Search code examples
regexbashgrepwindows-10mingw-w64

grep for x20-x7E regex hex range not working in Windows10 MINGW64 bash


My file test.csv

Col1,Col2,Col3,Col4
1,AAA,1,
2,BBB,0,
3,CCCÆ,,ttt
4,DDD,1,
5,EEE,0,

Expected output:

3,CCCÆ,,ttt

Tried:

grep -a "[^\x20-\x7e]+" test.csv
grep -a '[^\x20-\x7e]+' test.csv
grep "[^\x20-\x7e]+" test.csv
grep '[^\x20-\x7e]+' test.csv

also tried the flags -P and -E but all do not return me the result I want. In Powershell, I did

Select-String -Pattern '[^\x20-\x7E]+' test.csv

and it returned me the expected result.

Could someone point me in the right direction for MINGW64 bash grep (GNU grep) 3.1 on Windows10? It is installed via git download for windows here: https://git-scm.com/download/win


Solution

  • It appears the POSIX BRE and ERE syntax in grep for Windows do not support \xXX notation.

    You may use -P option to enable the PCRE regex engine and then use

    grep -P "[^\x{00}-\x{7E}]" file
    

    Or,

    grep -P "[^[:ascii:]]" file
    

    to find any line containing a non-ASCII character.

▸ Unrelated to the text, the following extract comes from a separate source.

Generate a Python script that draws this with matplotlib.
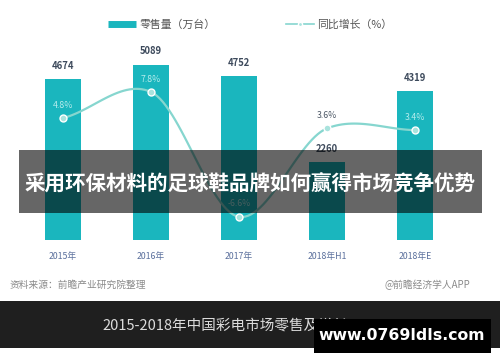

    NOTE that you cannot use [^\x20-\x7E] range because the CR (part of the line ending in Windows text files) will get matched, and all lines but the last (if it is not followed with trailing line break(s)) will get matched. You may add CR symbol though to the negated character class and use grep -P "[^\x{0D}\x{20}-\x{7E}]" file though.